Imposta Di Bollo on Crypto 2026: Who Pays, How Is Calculated
Educational material and not tax advice.
In Italy, people often mix up two separate topics when it comes to crypto. One is the financial result from transactions (profit/loss). The other is the “cost” of holding and reporting assets, where the tax system focuses on the portfolio’s value and the fact that the assets exist and are monitored in your filings. Imposta di bollo typically comes up at this intersection.
What Is Imposta Di Bollo in a Crypto Context?
Bollo is a levy linked to the value of assets. In crypto discussions, it often sits next to Quadro RW, because RW is the section that deals with asset monitoring and valuation. Quadro RW/RT is covered here.
Even if you only hold crypto, you may still need to understand how your assets are reported and how the related charge is determined.
Who Should Pay Attention to Bollo?
In 2026, this topic usually matters for two groups:
- Long-term holding with meaningful size
You’ve held USDT/USDC/BTC/ETH for years, you don’t trade much, but the portfolio value is significant.
2. Assets held on platforms
When part of your crypto is on a CEX/custodian, many people expect everything to be handled automatically, like with traditional securities.
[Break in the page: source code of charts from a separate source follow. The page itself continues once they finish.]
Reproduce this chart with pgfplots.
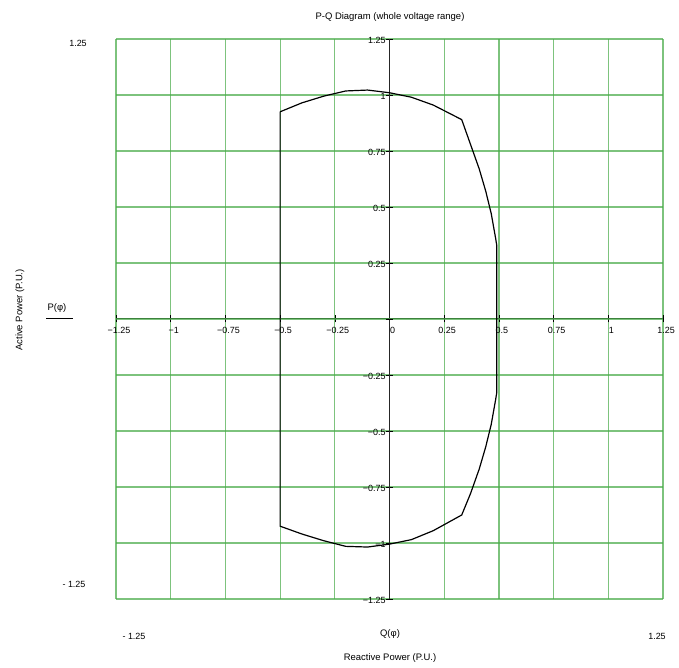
\documentclass[border=0pt]{standalone}
\usepackage{pgfplots}
\pgfplotsset{compat=1.18}
\usepackage{fontspec}
\setmainfont{Liberation Sans}
\definecolor{gridgreen}{RGB}{70,170,70}
\begin{document}
\begin{tikzpicture}[x=1bp,y=1bp]
\useasboundingbox (0,0) rectangle (679,668);
\begin{axis}[
  at={(116bp,69bp)}, anchor=south west,
  scale only axis, width=547bp, height=560bp,
  xmin=-1.25, xmax=1.25, ymin=-1.25, ymax=1.25,
  axis lines=middle,
  hide obscured x ticks=false,
  axis line style={black!85, line width=1pt, -},
  xtick={-1.25,-1,-0.75,-0.5,-0.25,0,0.25,0.5,0.75,1,1.25},
  xticklabels={−1.25,−1,−0.75,−0.5,−0.25,0,0.25,0.5,0.75,1,1.25},
  ytick={-1.25,-1,-0.75,-0.5,-0.25,0.25,0.5,0.75,1,1.25},
  yticklabels={−1.25,−1,−0.75,−0.5,−0.25,0.25,0.5,0.75,1,1.25},
  extra y ticks={0}, extra y tick labels={},
  extra y tick style={grid=major},
  tick align=center, major tick length=7bp,
  tick style={black, line width=0.6pt},
  grid=major,
  major grid style={gridgreen, line width=1.2pt, opacity=0.7},
  xticklabel style={font=\fontsize{9}{10}\selectfont, anchor=north, yshift=-1bp, xshift=3bp},
  yticklabel style={font=\fontsize{9}{10}\selectfont, anchor=east, xshift=3bp, yshift=-1bp},
  clip=false,
]
\addplot[black, line width=1.2pt] coordinates {
(-0.5,0.925) (-0.4,0.965) (-0.3,0.995) (-0.2,1.018) (-0.1,1.022) (0,1.01)
(0.1,0.99) (0.2,0.955) (0.33,0.89) (0.37,0.78) (0.41,0.67) (0.44,0.57)
(0.465,0.47) (0.485,0.36) (0.49,0.33)
(0.49,-0.33) (0.485,-0.36) (0.465,-0.47) (0.44,-0.57) (0.41,-0.67)
(0.37,-0.78) (0.33,-0.875) (0.2,-0.945) (0.1,-0.985) (0,-1.005)
(-0.1,-1.018) (-0.2,-1.015) (-0.3,-0.99) (-0.4,-0.96) (-0.5,-0.925)
(-0.5,0.925)
};
\end{axis}
\node[font=\fontsize{9.5}{10}\selectfont] at (390,651) {P-Q Diagram (whole voltage range)};
\node[font=\fontsize{9}{10}\selectfont] at (78,625) {1.25};
\node[font=\fontsize{9}{10}\selectfont] at (74,84) {- 1.25};
\node[font=\fontsize{9}{10}\selectfont] at (134,32) {- 1.25};
\node[font=\fontsize{9}{10}\selectfont] at (657,32) {1.25};
\node[font=\fontsize{9.5}{10}\selectfont] at (390,34) {Q(φ)};
\node[font=\fontsize{9.5}{10}\selectfont] at (390,10) {Reactive Power (P.U.)};
\node[font=\fontsize{9.5}{10}\selectfont] at (57,360) {P(φ)};
\draw[black, line width=0.8pt] (46,350) -- (73,350);
\node[font=\fontsize{9.5}{10}\selectfont, rotate=90] at (20,358) {Active Power (P.U.)};
\end{tikzpicture}
\end{document}
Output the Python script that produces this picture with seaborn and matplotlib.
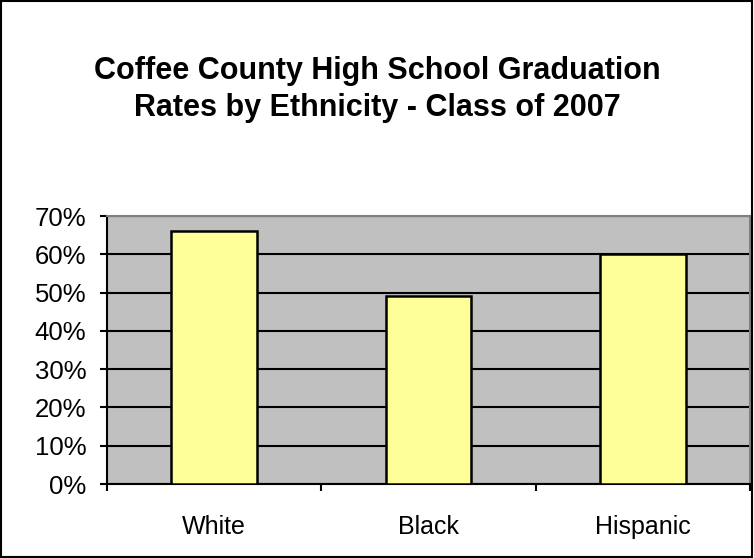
import matplotlib
matplotlib.use("Agg")
import matplotlib.pyplot as plt
import seaborn as sns
import pandas as pd
from matplotlib.ticker import FuncFormatter, MultipleLocator, FixedLocator

categories = ["White", "Black", "Hispanic"]
rates = [66, 49, 60]
title = "Coffee County High School Graduation\nRates by Ethnicity - Class of 2007"

df = pd.DataFrame({"group": categories, "rate": rates})

sns.set_theme(style="white")
plt.rcParams["font.family"] = ["Liberation Sans", "DejaVu Sans"]
plt.rcParams["text.color"] = "black"
plt.rcParams["xtick.color"] = "black"
plt.rcParams["ytick.color"] = "black"
plt.rcParams["xtick.labelcolor"] = "black"
plt.rcParams["ytick.labelcolor"] = "black"

fig = plt.figure(figsize=(7.54, 5.58), dpi=100)
fig.patch.set_facecolor("white")
ax = fig.add_axes([107/754, 1-484/558, (750-107)/754, (484-216)/558])
ax.set_facecolor("#C0C0C0")

ax.yaxis.grid(True, color="black", linewidth=1.5, zorder=0)
ax.set_axisbelow(True)
sns.barplot(data=df, x="group", y="rate", color="#FFFF99", edgecolor="black",
            linewidth=1.8, width=0.4, saturation=1, ax=ax, zorder=3)

ax.set_xlim(-0.5, 2.5)
ax.set_ylim(0, 70)
ax.yaxis.set_major_locator(MultipleLocator(10))
ax.yaxis.set_major_formatter(FuncFormatter(lambda v, p: f"{int(round(v))}%"))
ax.set_xlabel("")
ax.set_ylabel("")

ax.tick_params(axis="y", which="major", direction="out", length=5, width=1.5,
               color="black", labelsize=18.5, pad=10, left=True, labelcolor="black")
ax.tick_params(axis="x", which="major", length=0, labelsize=18, pad=22,
               labelcolor="black")
ax.xaxis.set_minor_locator(FixedLocator([-0.5, 0.5, 1.5, 2.5]))
ax.tick_params(axis="x", which="minor", direction="out", length=5, width=1.5,
               color="black", bottom=True)

for s in ["left", "bottom"]:
    ax.spines[s].set_color("black")
    ax.spines[s].set_linewidth(1.5)
for s in ["top", "right"]:
    ax.spines[s].set_color("#808080")
    ax.spines[s].set_linewidth(1.5)

fig.text(0.5, 1-89.5/558, title, ha="center", va="center", fontsize=22,
         fontweight="bold", linespacing=1.3, color="black")

fig.add_artist(plt.Rectangle((0.001, 0.001), 0.997, 0.997, transform=fig.transFigure,
                             fill=False, edgecolor="black", linewidth=1.5))

fig.savefig("out.png", dpi=100)
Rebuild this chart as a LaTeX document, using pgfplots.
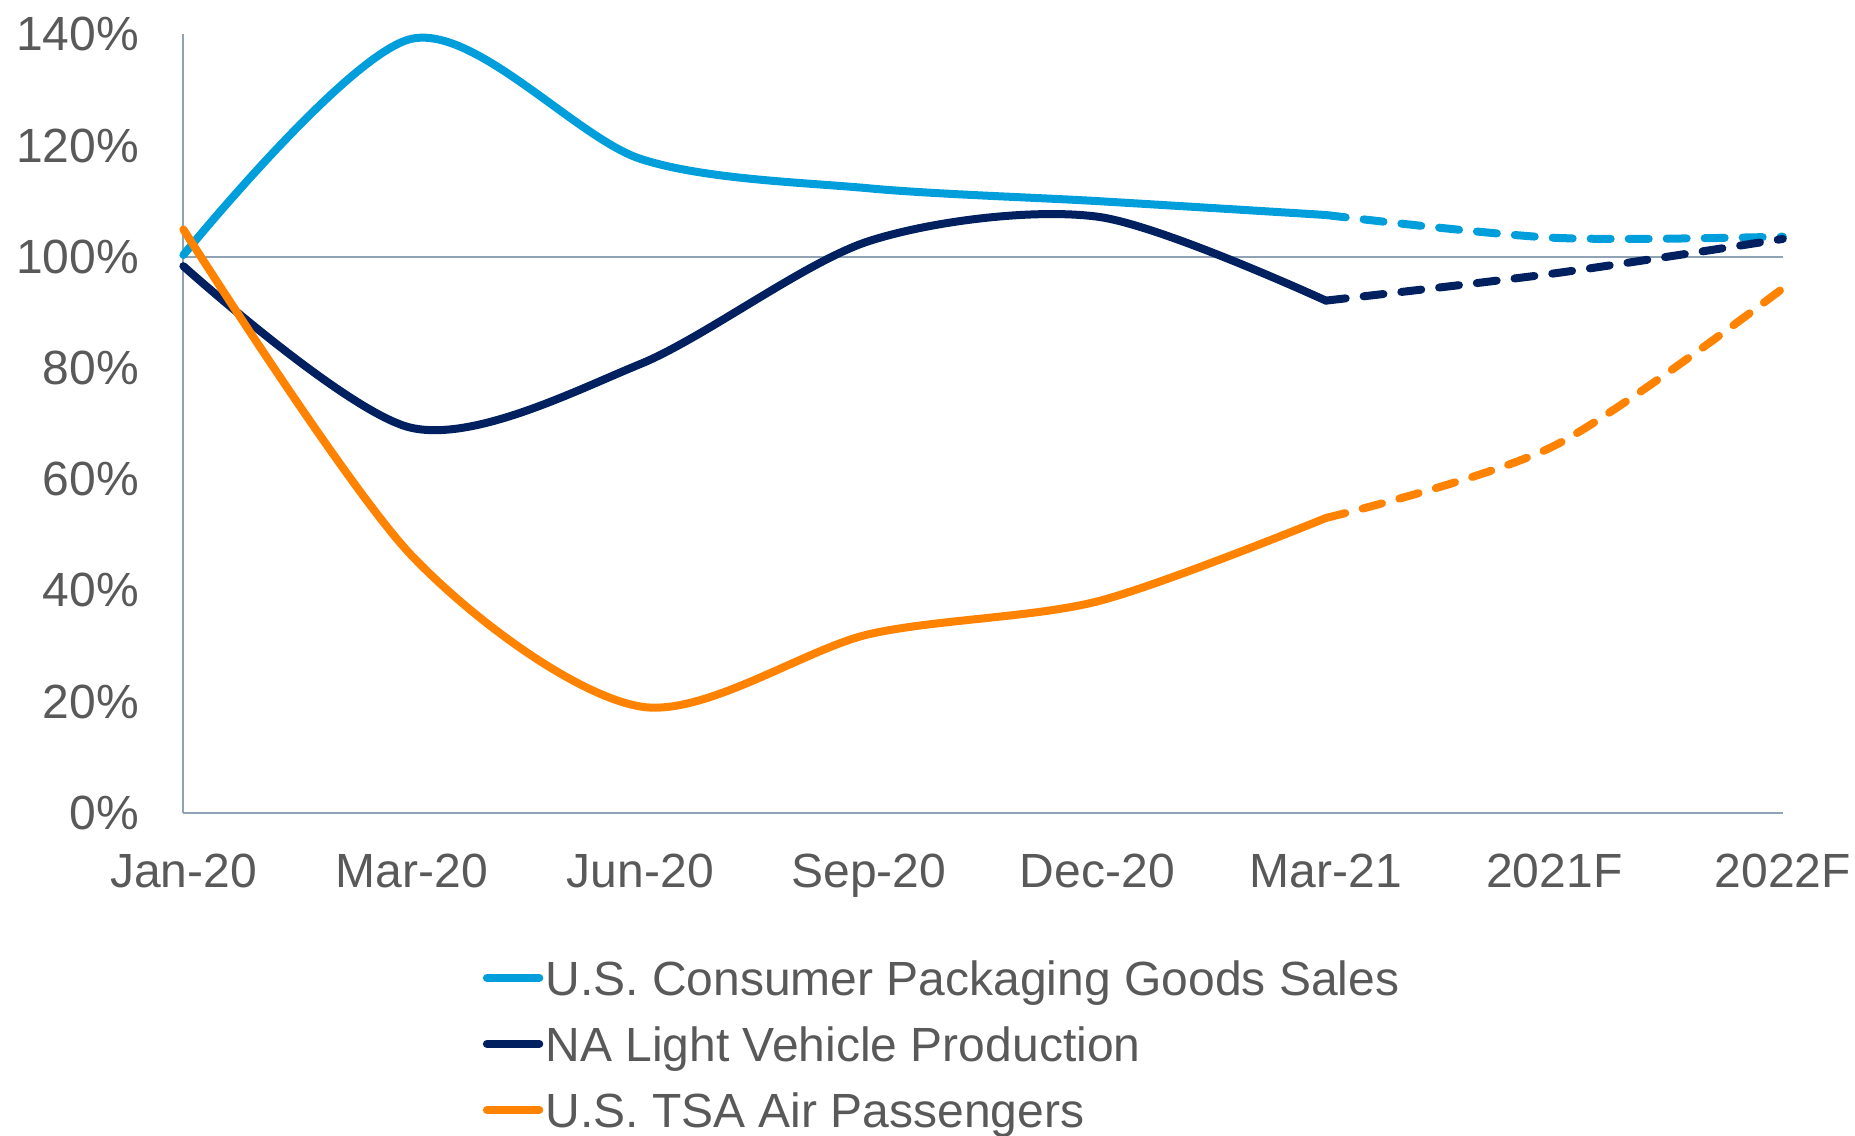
\documentclass[border=0pt]{standalone}
\usepackage{fontspec}
\setmainfont{Liberation Sans}
\usepackage{pgfplots}
\pgfplotsset{compat=1.18}
\definecolor{cblue}{RGB}{0,158,219}
\definecolor{cnavy}{RGB}{0,32,96}
\definecolor{corange}{RGB}{255,130,0}
\definecolor{axgray}{RGB}{143,163,181}
\definecolor{txtgray}{RGB}{89,89,89}
\begin{document}
\begin{tikzpicture}
\useasboundingbox (-91.7pt,-161.15pt) rectangle (835.8pt,406.35pt);
\begin{axis}[
  at={(0pt,0pt)}, anchor=south west,
  scale only axis, width=799.7pt, height=389.2pt,
  xmin=0, xmax=7, ymin=0, ymax=140,
  clip=false,
  axis x line*=bottom, axis y line*=left,
  axis line style={draw=axgray, line width=1pt, -},
  major tick length=0pt,
  xtick={0,1,2,3,4,5,6,7},
  xticklabels={Jan-20,Mar-20,Jun-20,Sep-20,Dec-20,Mar-21,2021F,2022F},
  ytick={0,20,40,60,80,100,120,140},
  yticklabel={\pgfmathparse{int(round(\tick))}\pgfmathresult\%},
  tick label style={font=\fontsize{24pt}{28pt}\selectfont, text=txtgray},
  xticklabel style={inner sep=0pt, anchor=north, yshift=-20.3pt},
  yticklabel style={inner sep=0pt, anchor=east, xshift=-22pt},
  legend style={at={(0.186,-0.1892)}, anchor=north west, draw=none, fill=none,
    inner sep=0pt, row sep=10.5pt, column sep=0pt,
    font=\fontsize{24pt}{28pt}\selectfont, text=txtgray,
    nodes={inner sep=0pt, text height=17.5pt, text depth=5pt}},
  legend cell align=left,
  legend image code/.code={\draw[#1, solid, line width=4pt, line cap=round] (0.8pt,2.5pt) -- (27pt,2.5pt); \path (0pt,0pt) (28.1pt,0pt);},
]
\addplot[axgray, line width=1pt, forget plot] coordinates {(0,100) (7,100)};
% solid actuals
\addplot[cblue, line width=4pt, smooth, line cap=round, line join=round] coordinates {
 (0,100.3) (1,139.2) (2,117.6) (3,112.3) (4,110.0) (5,107.5)};
\addlegendentry{U.S. Consumer Packaging Goods Sales}
\addplot[cnavy, line width=4pt, smooth, line cap=round, line join=round] coordinates {
 (0,98.3) (1,69.2) (2,80.7) (3,102.8) (4,107.2) (5,92.1)};
\addlegendentry{NA Light Vehicle Production}
\addplot[corange, line width=4pt, smooth, line cap=round, line join=round] coordinates {
 (0,104.9) (1,46.2) (2,19.1) (3,32.1) (4,38.0) (5,53.0)};
\addlegendentry{U.S. TSA Air Passengers}
% dashed forecasts
\addplot[cblue, line width=4pt, smooth, line cap=round, dash pattern=on 10pt off 9pt, forget plot] coordinates {
 (5,107.5) (6,103.4) (7,103.6)};
\addplot[cnavy, line width=4pt, smooth, line cap=round, dash pattern=on 10pt off 9pt, forget plot] coordinates {
 (5,92.1) (6,97.0) (7,103.2)};
\addplot[corange, line width=4pt, smooth, line cap=round, dash pattern=on 10pt off 9pt, forget plot] coordinates {
 (5,53.0) (6,66.0) (7,94.3)};
\end{axis}
\end{tikzpicture}
\end{document}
In practice, crypto providers vary, so the responsibility often remains with your tax return and accurate disclosure.
How to Estimate Imposta Di Bollo?
To get a rough estimate, you typically need three inputs:
- The asset value you report under the filing rules (the date and valuation approach matter).
- The rate that applies to your case.
- The holding period, if the calculation is proportional to time.
The main crypto trap here is valuation: which price to use, from which source, at what moment, and at what EUR exchange rate. A practical approach is to pick one consistent rule (for example, a specific exchange/aggregator price at a specific date/time) and keep proof of it.
Where Does Bollo Show Up in Your Filing?
Most people notice it not as a clean line item withheld by an exchange, but as a consequence of correctly completing the sections related to ownership and valuation. A common scenario is: someone reports only transaction results, then later realizes the ownership/valuation layer also needs attention.
When you keep clean records, bollo becomes predictable—you know where your assets are disclosed and why the related charge appears.
Filing-Season Checklist
- Do you have a yearly export of transactions and a separate balance snapshot?
- Can you show balances for each storage location (exchange/wallet) on the relevant dates?
- Is your valuation rule documented, with saved proof of prices?
- Do you clearly separate where you have transactions/results (RT) versus ownership/valuation only (RW)?
Conclusion
In 2026, imposta di bollo is one reason why holding crypto in Italy doesn’t always mean “nothing to report.” Keep evidence for valuations, maintain separate folders for RW and RT, and collect reports early—then bollo becomes a controlled line in your tax workflow instead of an unpleasant surprise.